Tulisan ini bukanlah tulisan dari seorang pakar bisnis atau tetek bengeknya. Ini adalah opini murni hasil renungan pribadi. Jadi, tulisan ini terbuka untuk diskusi. Silakan didiskusikan sekiranya perlu didiskusikan.

Personal branding adalah penting ketika kita memulai usaha di samping niat dan tekad yang kuat, usaha apapun itu! Personal branding penting karena dengannya lah kita mampu mengenalkan usaha kita lebih luas. Awalnya kita dikenal dulu aja, kira-kira begitulah kata teman saya. Bahkan, dia mengatakan kalau memulai usaha dari awal itu salah! Saya sendiri punya pendapat agak lain. Tidak salah jika ia mengatakan demikian, akan tetapi personal branding-lah yang menjadi langkah awal.

Personal Branding sebagai Langkah Awal

Personal branding adalah proses yang dilakukan seseorang dalam mempertahankan dan mempromosikan jati diri seseorang. Personal branding bisa diartikan sebagai bagaimana cara kita mengenalkan diri kita kepada khalayak ramai.

Adalah hal wajar apabila seseorang suka dikenal eksistensinya. Rasa dikenal orang akan menimbulkan perasaan suka diakui, lebih jauh lagi sampai dipuji orang lain. Apalagi di era milenial, generasinya lebih fokus kepada eksistensi diri daripada sekadar materi.

Hati senang walaupun tak punya uang.

Kira-kira lirik lagu itulah yang cukup mewakili. Orang zaman sekarang lebih mendahulukan eksis di media sosial.

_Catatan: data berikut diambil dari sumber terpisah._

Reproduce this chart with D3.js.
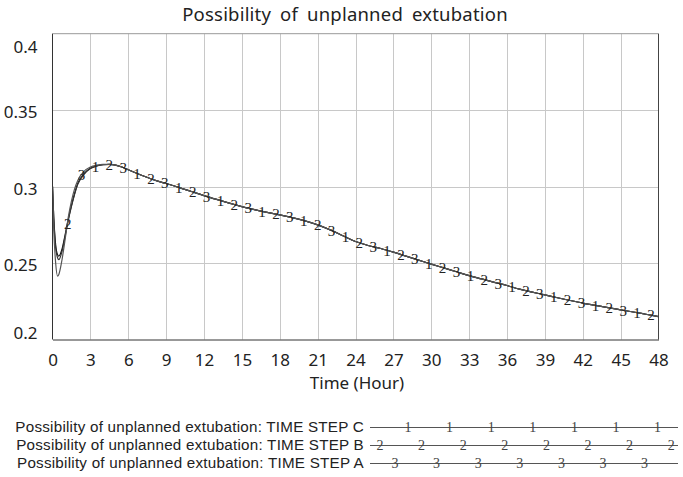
<!DOCTYPE html>
<html>
<head>
<meta charset="utf-8">
<script src="https://cdn.jsdelivr.net/npm/d3@7"></script>
<style>
  html, body { margin: 0; padding: 0; background: #fff; }
  svg { display: block; }
</style>
</head>
<body>
<svg id="chart" width="683" height="477"></svg>
<script>
// ---------- data ----------
const chartTitle = "Possibility of unplanned extubation";
const xTitle = "Time (Hour)";
const xTicks = [0, 3, 6, 9, 12, 15, 18, 21, 24, 27, 30, 33, 36, 39, 42, 45, 48];
const yTicks = [0.2, 0.25, 0.3, 0.35, 0.4];

const hours = [0, 0.1, 0.25, 0.4, 0.5, 0.75, 1, 1.25, 1.5, 1.75, 2, 2.5, 3, 3.5, 4,
  4.5, 5, 5.5, 6, 7, 8, 9, 10, 11, 12, 13, 14, 15, 16, 17, 18, 19, 20, 21, 22, 23, 24,
  25, 26, 27, 28, 29, 30, 31, 32, 33, 34, 35, 36, 37, 38, 39, 40, 41, 42, 43, 44, 45, 46, 47, 48];

// early hours (0 .. 4) differ by series
const headC = [0.300, 0.280, 0.262, 0.2555, 0.2545, 0.259, 0.2685, 0.2785, 0.2875, 0.2955, 0.302, 0.3085, 0.312, 0.3136, 0.3143];
const headB = [0.300, 0.279, 0.260, 0.2535, 0.2522, 0.2575, 0.2675, 0.278, 0.287, 0.295, 0.3015, 0.308, 0.3118, 0.3135, 0.3143];
const headA = [0.300, 0.272, 0.250, 0.2415, 0.2425, 0.252, 0.2655, 0.280, 0.2905, 0.2985, 0.304, 0.310, 0.3128, 0.314, 0.3145];
// from 4.5 h on all three coincide
const commonTail = [0.3145, 0.3141, 0.3128, 0.311, 0.3076, 0.3045, 0.302, 0.2995, 0.2968, 0.2941,
  0.2916, 0.2892, 0.2869, 0.2849, 0.2831, 0.2815, 0.2797, 0.2776, 0.275, 0.2717, 0.2679, 0.2641,
  0.2615, 0.2595, 0.2571, 0.2545, 0.2519, 0.2493, 0.2468, 0.2443, 0.2418, 0.2396, 0.2374, 0.2353,
  0.2329, 0.231, 0.2292, 0.2273, 0.2255, 0.2238, 0.2223, 0.2208, 0.2194, 0.218, 0.2165, 0.215];

const stepC = headC.concat(commonTail);
const stepB = headB.concat(commonTail);
const stepA = headA.concat(commonTail);

const seriesNames = [
  "Possibility of unplanned extubation: TIME STEP C",
  "Possibility of unplanned extubation: TIME STEP B",
  "Possibility of unplanned extubation: TIME STEP A"
];
const seriesMarks = ["1", "2", "3"];
const seriesValues = [stepC, stepB, stepA];
const markerFirst = [3.4, 1.2, 2.3];   // hour of first label along each line
const markerEvery = 3.3;               // hours between labels on the same line

// ---------- layout ----------
const svg = d3.select("#chart");
const M = { left: 52.5, right: 658.5, top: 33.7, bottom: 339.5 };
const FONT = "'Noto Sans', 'Open Sans', sans-serif";
const LEGFONT = "'Liberation Sans', Arial, sans-serif";
const SERIF = "'Liberation Serif', 'DejaVu Serif', serif";

const x = d3.scaleLinear().domain([0, 48]).range([M.left, M.right]);
const y = d3.scaleLinear().domain([0.2, 0.4]).range([M.bottom, M.top]);

// gridlines
svg.append("g")
  .selectAll("line.vg").data(xTicks.slice(1, -1)).join("line")
  .attr("x1", d => Math.round(x(d)) + 0.5).attr("x2", d => Math.round(x(d)) + 0.5)
  .attr("y1", M.top).attr("y2", M.bottom)
  .attr("stroke", "#c8c8c8").attr("stroke-width", 1);
svg.append("g")
  .selectAll("line.hg").data(yTicks.slice(1, -1)).join("line")
  .attr("x1", M.left).attr("x2", M.right)
  .attr("y1", d => Math.round(y(d)) + 0.5).attr("y2", d => Math.round(y(d)) + 0.5)
  .attr("stroke", "#c8c8c8").attr("stroke-width", 1);

// frame
svg.append("line").attr("x1", M.left).attr("x2", M.right).attr("y1", M.top).attr("y2", M.top)
  .attr("stroke", "#999");
svg.append("line").attr("x1", M.right).attr("x2", M.right).attr("y1", M.top).attr("y2", M.bottom)
  .attr("stroke", "#444");

// axes (labels only, no tick marks)
const gx = svg.append("g").attr("transform", `translate(0,${M.bottom})`)
  .call(d3.axisBottom(x).tickValues(xTicks).tickSize(0).tickPadding(14).tickFormat(d3.format("d")));
gx.select(".domain").attr("stroke", "#333");
gx.selectAll("text").attr("font-family", FONT).attr("font-size", 17).attr("fill", "#222");

const gy = svg.append("g").attr("transform", `translate(${M.left},0)`)
  .call(d3.axisLeft(y).tickValues(yTicks).tickSize(0).tickPadding(15).tickFormat(d => String(d)));
gy.select(".domain").remove();
gy.selectAll("text").attr("font-family", FONT).attr("font-size", 17).attr("fill", "#222");
// end labels are kept inside the frame
gy.selectAll(".tick").filter(d => d === 0.4).select("text").attr("dy", "1.1em");
gy.selectAll(".tick").filter(d => d === 0.2).select("text").attr("dy", "-0.08em");
gy.selectAll(".tick").filter(d => d !== 0.4 && d !== 0.2).select("text").attr("dy", "0.45em");
svg.append("line").attr("x1", M.left).attr("x2", M.left).attr("y1", M.top).attr("y2", M.bottom)
  .attr("stroke", "#333");

// titles
svg.append("text").attr("x", 345).attr("y", 21).attr("text-anchor", "middle")
  .attr("font-family", FONT).attr("font-size", 18.5).attr("letter-spacing", 0.2)
  .attr("word-spacing", 4).attr("fill", "#222").text(chartTitle);
svg.append("text").attr("x", 357).attr("y", 389).attr("text-anchor", "middle")
  .attr("font-family", FONT).attr("font-size", 17).attr("fill", "#222").text(xTitle);

// lines
const line = d3.line().x(d => x(d[0])).y(d => y(d[1])).curve(d3.curveMonotoneX);
svg.append("clipPath").attr("id", "plotclip").append("rect")
  .attr("x", M.left).attr("y", M.top).attr("width", M.right - M.left).attr("height", M.bottom - M.top);

const lineColors = ["#111", "#333", "#555"];
seriesValues.forEach((vals, i) => {
  const pts = hours.map((h, k) => [h, vals[k]]);
  svg.append("path").datum(pts).attr("d", line)
    .attr("fill", "none").attr("stroke", lineColors[i]).attr("stroke-width", 1.2)
    .attr("clip-path", "url(#plotclip)");
});

// number labels along lines
function valueAt(vals, h) {
  const i = Math.max(1, d3.bisectLeft(hours, h));
  const h0 = hours[i - 1], h1 = hours[i];
  const t = (h - h0) / (h1 - h0);
  return vals[i - 1] + t * (vals[i] - vals[i - 1]);
}
seriesValues.forEach((vals, i) => {
  const marks = d3.range(markerFirst[i], 48, markerEvery);
  svg.append("g").selectAll("text").data(marks).join("text")
    .attr("x", h => x(h)).attr("y", h => y(valueAt(vals, h)))
    .attr("text-anchor", "middle").attr("dy", "0.35em")
    .attr("font-family", SERIF).attr("font-size", 15).attr("fill", "#222")
    .text(seriesMarks[i]);
});

// legend
const legendRowY = [427, 445, 463];
const legX = d3.scaleLinear().domain([0, 1]).range([370, 678]);
const legendMarkFirst = [38, 10, 25];
const legendMarkEvery = 41.6;
seriesNames.forEach((name, i) => {
  const yy = legendRowY[i];
  svg.append("text").attr("x", 364).attr("y", yy).attr("dy", "0.36em").attr("text-anchor", "end")
    .attr("font-family", LEGFONT).attr("font-size", 15.2).attr("letter-spacing", 0.24)
    .attr("fill", "#222").text(name);
  svg.append("line").attr("x1", legX(0)).attr("x2", legX(1)).attr("y1", yy + 0.5).attr("y2", yy + 0.5)
    .attr("stroke", "#555").attr("stroke-width", 1.2);
  const pos = d3.range(legX(0) + legendMarkFirst[i], legX(1) + 1, legendMarkEvery);
  svg.append("g").selectAll("text").data(pos).join("text")
    .attr("x", d => d).attr("y", yy).attr("dy", "0.35em").attr("text-anchor", "middle")
    .attr("font-family", SERIF).attr("font-size", 14).attr("fill", "#444")
    .text(seriesMarks[i]);
});
</script>
</body>
</html>
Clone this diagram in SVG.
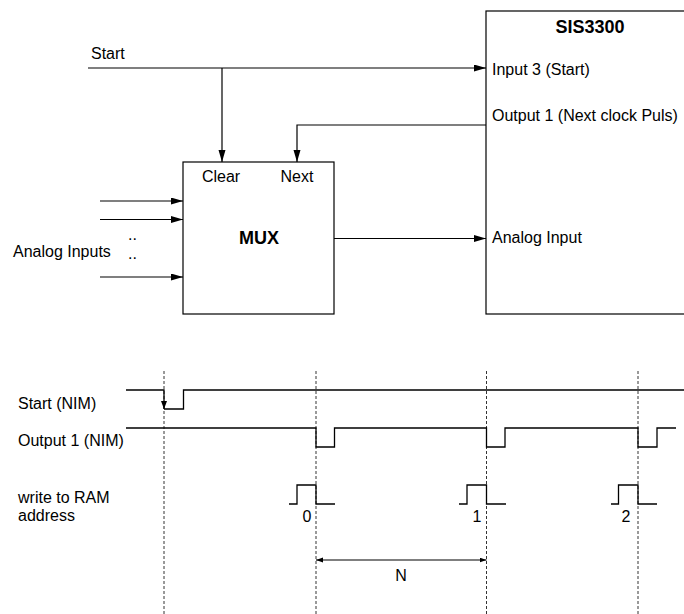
<svg xmlns="http://www.w3.org/2000/svg" width="684" height="614" viewBox="0 0 684 614">
<style>
text{font-family:"Liberation Sans",Arial,sans-serif;font-size:16px;fill:#000}
.b{font-weight:bold;font-size:18px}
.m{text-anchor:middle}
.box{fill:#fff;stroke:#000;stroke-width:1.2}
.ln{fill:none;stroke:#000;stroke-width:1.2}
.sig{fill:none;stroke:#000;stroke-width:1.3}
.dash{fill:none;stroke:#000;stroke-width:0.8;stroke-dasharray:3,2}
</style>
<defs>
<marker id="ah" markerUnits="userSpaceOnUse" markerWidth="12" markerHeight="8" refX="12" refY="3.5" orient="auto"><path d="M0,0 L12,3.5 L0,7 z" fill="#000"/></marker>
<marker id="as" markerUnits="userSpaceOnUse" markerWidth="8" markerHeight="7" refX="8" refY="3" orient="auto"><path d="M0,0 L8,3 L0,6 z" fill="#000"/></marker>
<marker id="an" markerUnits="userSpaceOnUse" markerWidth="7" markerHeight="6" refX="7" refY="2.5" orient="auto-start-reverse"><path d="M0,0 L7,2.5 L0,5 z" fill="#000"/></marker>
</defs>
<g id="sis3300">
<rect class="box" x="486" y="11" width="220" height="303"/>
<text class="b m" x="590" y="33">SIS3300</text>
<text x="492" y="75">Input 3 (Start)</text>
<text x="492" y="120.5">Output 1 (Next clock Puls)</text>
<text x="492" y="243">Analog Input</text>
</g>
<g id="mux">
<rect class="box" x="183" y="162" width="151" height="152"/>
<text class="m" x="221" y="181.5">Clear</text>
<text class="m" x="297" y="181.5">Next</text>
<text class="b m" x="259" y="244">MUX</text>
</g>
<g id="labels">
<text x="91" y="59">Start</text>
<text x="13" y="256.5">Analog Inputs</text>
<text x="128" y="239.5">..</text>
<text x="128" y="259">..</text>
</g>
<g id="connectors">
<path class="ln" d="M88,68 H486" marker-end="url(#ah)"/>
<path class="ln" d="M222,68 V162" marker-end="url(#ah)"/>
<path class="ln" d="M486,125 H297 V162" marker-end="url(#ah)"/>
<path class="ln" d="M100,201 H183" marker-end="url(#ah)"/>
<path class="ln" d="M100,219.5 H183" marker-end="url(#ah)"/>
<path class="ln" d="M100,277 H183" marker-end="url(#ah)"/>
<path class="ln" d="M334,238.5 H486" marker-end="url(#ah)"/>
</g>
<g id="timing">
<path class="dash" d="M164,371 V614 M316,371 V614 M486.5,371 V614 M638,371 V614"/>
<path class="sig" d="M126,390 H164 V409" marker-end="url(#as)"/>
<path class="sig" d="M164,409 H183.5 V390 H684"/>
<path class="sig" d="M126,428 H316 V447 H334.5 V428 H486.5 V447 H505 V428 H638 V447 H657 V428 H676"/>
<path class="sig" d="M289,504 H297 V485 H316 V504 H335"/>
<path class="sig" d="M459,504 H467 V485 H486.5 V504 H506"/>
<path class="sig" d="M611,504 H618.5 V485 H638 V504 H657"/>
<path class="ln" d="M316,560 H486.5" marker-start="url(#an)" marker-end="url(#an)"/>
<text x="18" y="409">Start (NIM)</text>
<text x="18" y="446">Output 1 (NIM)</text>
<text x="18" y="503">write to RAM</text>
<text x="18" y="521">address</text>
<text class="m" x="307" y="521.5">0</text>
<text class="m" x="477" y="521.5">1</text>
<text class="m" x="626" y="522">2</text>
<text class="m" x="401" y="580.5">N</text>
</g>
</svg>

Makanya tidak heran ada beberapa orang yang mengorbankan rasa malu demi dikenal di dunia maya.

Ada hal yang lebih penting dari proses tersebut; yakni apa yang akan kita perkenalkan kepada orang lain. Maksudnya adalah kita mengenalkan diri dengan karakter kita. Karakter itulah yang menciptakan persepsi bagaimana orang lain menilai kita. Dengan mengenal karakter, seseorang bisa menilai dan memutuskan untuk bekerjasama atau mempromosikan kita ke jenjang yang lebih tinggi. Kita ingin dikenal sebagai apa, nih? Apakah sebagai orang yang pekerja keras, kreatif, tekun atau yang laun. Nah, mengenalkan karakter kita juga adalah salah satu personal branding!

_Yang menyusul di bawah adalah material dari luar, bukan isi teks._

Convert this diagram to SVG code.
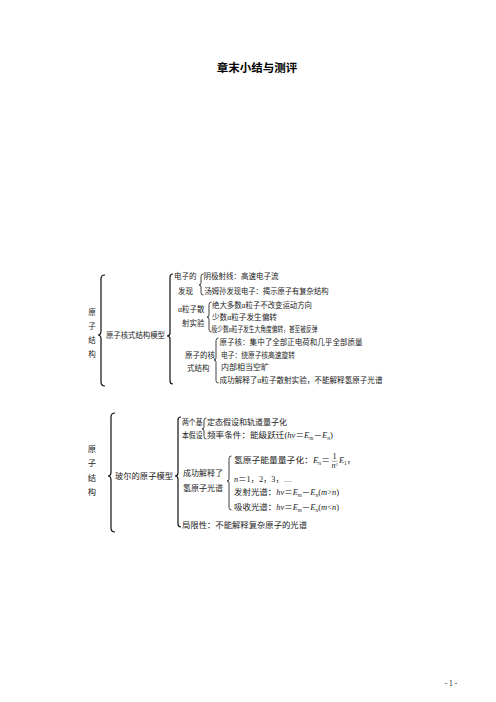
<svg xmlns="http://www.w3.org/2000/svg" width="496" height="702" viewBox="0 0 496 702">
<style>
.t{font-family:"Liberation Serif","Noto Sans CJK SC",serif;fill:#222;font-size:7.5px}
.t2{font-family:"Liberation Serif","Noto Sans CJK SC",serif;fill:#222;font-size:8.3px}
.i{font-style:italic}
.title{font-family:"Noto Sans CJK SC",sans-serif;font-weight:bold;font-size:11.5px;fill:#000}
.br{fill:none;stroke:#111;stroke-width:0.8}
.bb{fill:none;stroke:#111;stroke-width:1.2}
</style>
<rect width="496" height="702" fill="#fff"/>
<g id="title"><text class="title" x="257" y="72" text-anchor="middle">章末小结与测评</text></g>

<g id="connectors">
<path class="bb" d="M105 275 Q101 275 101 279 L101 331 Q101 335 98 335 Q101 335 101 339 L101 382 Q101 386 105 386"/>
<path class="bb" d="M173 274 Q170 274 170 277 L170 333 Q170 336 167 336 Q170 336 170 339 L170 381 Q170 384 173 384"/>
<path class="br" d="M203.5 274 Q201 274 201 276.5 L201 283 Q201 285 199 285 Q201 285 201 287 L201 292.5 Q201 295 203.5 295"/>
<path class="br" d="M211.5 302 Q209 302 209 304.5 L209 315 Q209 317 207 317 Q209 317 209 319 L209 329.5 Q209 332 211.5 332"/>
<path class="br" d="M218.5 338 Q216 338 216 340.5 L216 358 Q216 360 214 360 Q216 360 216 362 L216 380.5 Q216 383 218.5 383"/>
<path class="bb" d="M115 413 Q111 413 111 417 L111 472 Q111 476 108 476 Q111 476 111 480 L111 528 Q111 532 115 532"/>
<path class="bb" d="M181 417 Q178 417 178 420 L178 473 Q178 476 175 476 Q178 476 178 479 L178 524 Q178 527 181 527"/>
<path class="br" d="M206.5 418 Q204 418 204 420.5 L204 427 Q204 429 202 429 Q204 429 204 431 L204 436.5 Q204 439 206.5 439"/>
<path class="br" d="M231.5 456 Q229 456 229 458.5 L229 479 Q229 481 227 481 Q229 481 229 483 L229 507.5 Q229 510 231.5 510"/>
</g>

<g id="s1-root">
<text class="t" x="92" y="315" text-anchor="middle" font-size="8">原</text>
<text class="t" x="92" y="329" text-anchor="middle" font-size="8">子</text>
<text class="t" x="92" y="343" text-anchor="middle" font-size="8">结</text>
<text class="t" x="92" y="357" text-anchor="middle" font-size="8">构</text>
</g>
<g id="s1-model"><text class="t" x="106" y="338" textLength="59" lengthAdjust="spacingAndGlyphs">原子核式结构模型</text></g>
<g id="s1-electron">
<text class="t" x="174" y="279">电子的</text>
<text class="t" x="178" y="294">发现</text>
</g>
<g id="s1-electron-items">
<text class="t" x="203.5" y="279" textLength="75" lengthAdjust="spacingAndGlyphs">阴极射线：高速电子流</text>
<text class="t" x="204.5" y="294" textLength="124" lengthAdjust="spacingAndGlyphs">汤姆孙发现电子：揭示原子有复杂结构</text>
</g>
<g id="s1-alpha">
<text class="t" x="178" y="312">α粒子散</text>
<text class="t" x="182" y="326">射实验</text>
</g>
<g id="s1-alpha-items">
<text class="t" x="212" y="308" textLength="100" lengthAdjust="spacingAndGlyphs">绝大多数α粒子不改变运动方向</text>
<text class="t" x="212" y="320" textLength="65" lengthAdjust="spacingAndGlyphs">少数α粒子发生偏转</text>
<text class="t" x="211.5" y="332" textLength="106" lengthAdjust="spacingAndGlyphs">极少数α粒子发生大角度偏转，甚至被反弹</text>
</g>
<g id="s1-nucleus">
<text class="t" x="185" y="358">原子的核</text>
<text class="t" x="187" y="371">式结构</text>
</g>
<g id="s1-nucleus-items">
<text class="t" x="219.5" y="345" textLength="143" lengthAdjust="spacingAndGlyphs">原子核：集中了全部正电荷和几乎全部质量</text>
<text class="t" x="221" y="358" textLength="74" lengthAdjust="spacingAndGlyphs">电子：绕原子核高速旋转</text>
<text class="t" x="221" y="370" textLength="48" lengthAdjust="spacingAndGlyphs">内部相当空旷</text>
<text class="t" x="219.5" y="383" textLength="163" lengthAdjust="spacingAndGlyphs">成功解释了α粒子散射实验，不能解释氢原子光谱</text>
</g>

<g id="s2-root">
<text class="t2" x="92" y="452" text-anchor="middle">原</text>
<text class="t2" x="92" y="466" text-anchor="middle">子</text>
<text class="t2" x="92" y="481" text-anchor="middle">结</text>
<text class="t2" x="92" y="495" text-anchor="middle">构</text>
</g>
<g id="s2-model"><text class="t2" x="115" y="479" textLength="58" lengthAdjust="spacingAndGlyphs">玻尔的原子模型</text></g>
<g id="s2-postulates">
<text class="t2" x="182" y="425" textLength="20.5" lengthAdjust="spacingAndGlyphs">两个基</text>
<text class="t2" x="182" y="438" textLength="20.5" lengthAdjust="spacingAndGlyphs">本假设</text>
</g>
<g id="s2-postulate-items">
<text class="t2" x="207" y="425" textLength="80" lengthAdjust="spacingAndGlyphs">定态假设和轨道量子化</text>
<text class="t2" x="207" y="438" textLength="126" lengthAdjust="spacingAndGlyphs">频率条件：能级跃迁(<tspan class="i">hν</tspan>＝<tspan class="i">E</tspan><tspan font-size="5.5" dy="1.5" class="i">m</tspan><tspan dy="-1.5">－</tspan><tspan class="i">E</tspan><tspan font-size="5.5" dy="1.5" class="i">n</tspan><tspan dy="-1.5">)</tspan></text>
</g>
<g id="s2-spectrum">
<text class="t2" x="183" y="476" textLength="40" lengthAdjust="spacingAndGlyphs">成功解释了</text>
<text class="t2" x="183" y="491" textLength="40" lengthAdjust="spacingAndGlyphs">氢原子光谱</text>
</g>
<g id="s2-spectrum-items">
<text class="t2" x="234" y="463" textLength="96" lengthAdjust="spacingAndGlyphs">氢原子能量量子化：<tspan class="i">E</tspan><tspan font-size="5.5" dy="1.5" class="i">n</tspan><tspan dy="-1.5">＝</tspan></text>
<text class="t2" x="334.5" y="459" font-size="5.2" text-anchor="middle">1</text>
<line x1="332" y1="461.3" x2="337.5" y2="461.3" stroke="#222" stroke-width="0.4"/>
<text class="t2" x="334.5" y="467.5" font-size="5.2" text-anchor="middle"><tspan class="i">n</tspan><tspan font-size="3.8" dy="-2">2</tspan></text>
<text class="t2" x="339" y="463"><tspan class="i">E</tspan><tspan font-size="5.5" dy="1.5">1</tspan><tspan dy="-1.5">，</tspan></text>
<text class="t2" x="234" y="482"><tspan class="i">n</tspan>＝1，2，3，…</text>
<text class="t2" x="234" y="495" textLength="105" lengthAdjust="spacingAndGlyphs">发射光谱：<tspan class="i">hν</tspan>＝<tspan class="i">E</tspan><tspan font-size="5.5" dy="1.5" class="i">m</tspan><tspan dy="-1.5">－</tspan><tspan class="i">E</tspan><tspan font-size="5.5" dy="1.5" class="i">n</tspan><tspan dy="-1.5">(</tspan><tspan class="i">m</tspan>&gt;<tspan class="i">n</tspan>)</text>
<text class="t2" x="234" y="510" textLength="105" lengthAdjust="spacingAndGlyphs">吸收光谱：<tspan class="i">hν</tspan>＝<tspan class="i">E</tspan><tspan font-size="5.5" dy="1.5" class="i">m</tspan><tspan dy="-1.5">－</tspan><tspan class="i">E</tspan><tspan font-size="5.5" dy="1.5" class="i">n</tspan><tspan dy="-1.5">(</tspan><tspan class="i">m</tspan>&lt;<tspan class="i">n</tspan>)</text>
</g>
<g id="s2-limit"><text class="t2" x="182" y="528" textLength="125" lengthAdjust="spacingAndGlyphs">局限性：不能解释复杂原子的光谱</text></g>

<g id="page"><text class="t" x="451" y="686" text-anchor="middle" font-size="6.5">- 1 -</text></g>
</svg>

Banyak jalan untuk melakukan personal branding. Hal determinan pertama adalah menentukan siapa kita. Kita perlu mengetahui diri kita terlebih dahulu. Proses ini perlu banyak-banyak introspeksi diri, apa kelebihan dan kekurangan kita, apa tujuan personal branding kita, skill apa yang bisa kita tunjukkan, apa kontribusi untuk masyarakat dsb. Jika kita sudah bisa menentukan, kita pun bisa mengenal diri kita hingga bisa menjelaskannya kepada orang lain. 

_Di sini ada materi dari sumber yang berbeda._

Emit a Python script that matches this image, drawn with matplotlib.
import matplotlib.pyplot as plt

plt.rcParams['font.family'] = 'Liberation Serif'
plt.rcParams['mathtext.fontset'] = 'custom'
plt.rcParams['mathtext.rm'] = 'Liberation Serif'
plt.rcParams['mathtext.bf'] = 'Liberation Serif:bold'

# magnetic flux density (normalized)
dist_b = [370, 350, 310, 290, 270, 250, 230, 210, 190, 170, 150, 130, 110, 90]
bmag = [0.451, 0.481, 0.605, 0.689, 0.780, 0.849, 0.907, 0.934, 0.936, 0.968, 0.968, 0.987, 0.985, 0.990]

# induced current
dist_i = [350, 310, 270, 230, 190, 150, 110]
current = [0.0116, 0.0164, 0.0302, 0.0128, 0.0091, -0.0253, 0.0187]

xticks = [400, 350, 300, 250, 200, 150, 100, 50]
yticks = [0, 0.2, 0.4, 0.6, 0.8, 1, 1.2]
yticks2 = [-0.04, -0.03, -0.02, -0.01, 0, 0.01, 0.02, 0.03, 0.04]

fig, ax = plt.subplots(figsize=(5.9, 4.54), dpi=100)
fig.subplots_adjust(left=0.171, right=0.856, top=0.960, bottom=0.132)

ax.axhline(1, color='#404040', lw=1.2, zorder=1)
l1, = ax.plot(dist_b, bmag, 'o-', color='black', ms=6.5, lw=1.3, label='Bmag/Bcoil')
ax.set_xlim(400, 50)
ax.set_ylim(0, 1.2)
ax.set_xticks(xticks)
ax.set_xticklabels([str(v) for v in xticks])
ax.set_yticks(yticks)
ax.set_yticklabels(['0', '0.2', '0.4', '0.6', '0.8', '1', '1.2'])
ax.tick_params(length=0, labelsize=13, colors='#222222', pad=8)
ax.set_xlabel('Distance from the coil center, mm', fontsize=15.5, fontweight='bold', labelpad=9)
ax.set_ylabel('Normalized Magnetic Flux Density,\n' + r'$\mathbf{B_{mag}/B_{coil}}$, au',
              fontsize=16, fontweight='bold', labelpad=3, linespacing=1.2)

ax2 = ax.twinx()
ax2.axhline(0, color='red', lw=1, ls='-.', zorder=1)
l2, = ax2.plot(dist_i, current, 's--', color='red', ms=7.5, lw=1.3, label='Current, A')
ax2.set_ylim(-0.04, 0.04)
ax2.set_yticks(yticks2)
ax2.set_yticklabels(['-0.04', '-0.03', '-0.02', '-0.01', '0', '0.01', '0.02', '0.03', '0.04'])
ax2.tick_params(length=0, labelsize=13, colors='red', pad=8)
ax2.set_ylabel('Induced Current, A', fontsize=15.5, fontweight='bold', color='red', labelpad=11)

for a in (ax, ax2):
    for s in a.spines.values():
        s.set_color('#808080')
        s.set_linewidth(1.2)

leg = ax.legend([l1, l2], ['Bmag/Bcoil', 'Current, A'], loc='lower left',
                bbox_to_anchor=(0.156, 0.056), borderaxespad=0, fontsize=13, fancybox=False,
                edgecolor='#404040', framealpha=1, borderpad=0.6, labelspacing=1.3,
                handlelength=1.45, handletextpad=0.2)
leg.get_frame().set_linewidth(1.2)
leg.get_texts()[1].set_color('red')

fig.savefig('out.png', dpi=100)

Orang yang punya jati diri adalah orang yang tahu diri.

Ada seorang teman yang curhat karena dia bingung bagaimana meneruskan kehidupan setelah wisuda. Dia dilema antara melanjutkan studi atau berwirausaha. Ia minder untuk melanjutkan program pascasarjana karena dia merasa dia tidak terlalu baik dalam akademik, sedangkan berwirausaha pun belum punya modal. Dalam curhatannya, ia mengaku bahwa akademiknya pas-pasan karena waktunya sebagian tersita untuk Unit Kegiatan Mahasiswa (UKM).

Buat saya, itu bukan masalah! Kegiatannya di UKM pun sudah bisa menjadi nilai lebih untuk pengenalan dirinya. Keorganisasian dan skill yang diasah selama beraktivitas di UKM merupakan modalnya. Kalau mau dikembangkan, perlulah kiranya untuk mempertanyakan lagi sumbangsih apa yang bisa diberikan dari apa yang telah digeluti di UKM-nya. Apabila ada kurang, baiknya ditingkatkan lagi.

Ada pula yang berujar kalau lulusan pesantren tidak kalah dalam pengembangan citra diri. Kemampuan berbahasa bisa menjadi bekal utamanya. Dari kemampuan tersebut, alumni pesantren bisa mencari penghidupannya dengan mengajar bahasa asing di tempat tinggalnya. Dihitung-hitung, penghasilannya bisa dibilang lumayan apalagi kalau lingkungannya masih jarang orang yang bisa berbahasa asing. Tinggal melengkapi diri dengan kemampuan lain dan mempelajari kondisi sosial di sekitarnya agar dapat diterima oleh masyarakat.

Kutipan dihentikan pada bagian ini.